I recently learned from a BLM webcast (Episode 4 if you want to check it out) that one of the presidential candidates who I had hoped could fix things — Mayor Pete — was actually just another part of the problem; publicly claiming to be working closely with local activists on getting justice for Eric Logan (a black man controversially killed by South Bend police), while in reality Mayor Pete never attended a single meeting. It’s the thing that ended his presidential campaign but I didn’t know that because I wasn’t paying attention.


And that, I think, is the answer to the “what can I do” question: I can fucking pay attention and then act accordingly.


To be clear, I’m not happy about paying attention; ignorant bliss is way more comfortable. Defaulting to meaningless platitudes is way easier than calling my congresspersons. But what matters now is keeping the BLM movement top of mind beyond a few weeks of protests. The only way I know to do that is to integrate the actionable steps — the petition signing, the donating to activist groups, the supporting of black-owned businesses — into my daily life. I have to do something every single day.


Every day I have to read the Black Lives Matter and Color of Change emails and take whatever action is requested. Every day, I have to re-learn a piece of history because the lessons I was taught in rural 1980’s Texas were either outright lies or completely nonexistent.** Every day I have to recognize and discuss with friends and family the white privilege each of us experienced that day. Every day I have to acknowledge the part that having my head in the sand has played in perpetuating systemic racism.


Every day. So that anti-racism becomes automatic, a muscle memory, as common and natural for me as posting pictures of my dogs and sharing funny stories of my ridiculous life. The silly things are only acceptable if I I’m also doing the difficult things every day.

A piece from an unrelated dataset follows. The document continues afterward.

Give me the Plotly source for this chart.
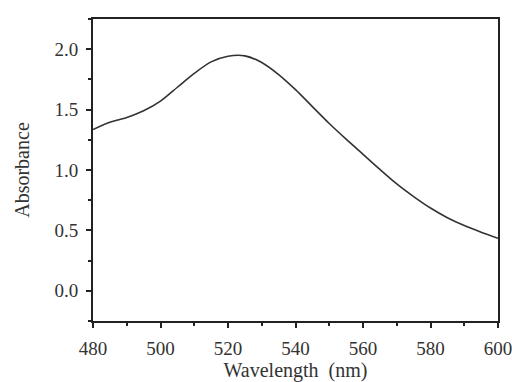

Obviously, like the celebs say, I will not always say or do the perfect thing; but do NOT give me the benefit of the doubt. Hold me accountable. Every day.



Footnote:

** I had never heard of the firebombing slaughter at Tulsa, OK until I saw the video of Kimberly Latrice Jones’s brilliant explanation of economic oppression. Texas schools didn’t even teach us the bullshit version about the massacre being a ‘riot’ — they didn’t broach the subject at all. I would know because in college I had to take ‘American History 1865 to Present’ three times before I passed it and there was absolutely no mention of this atrocity.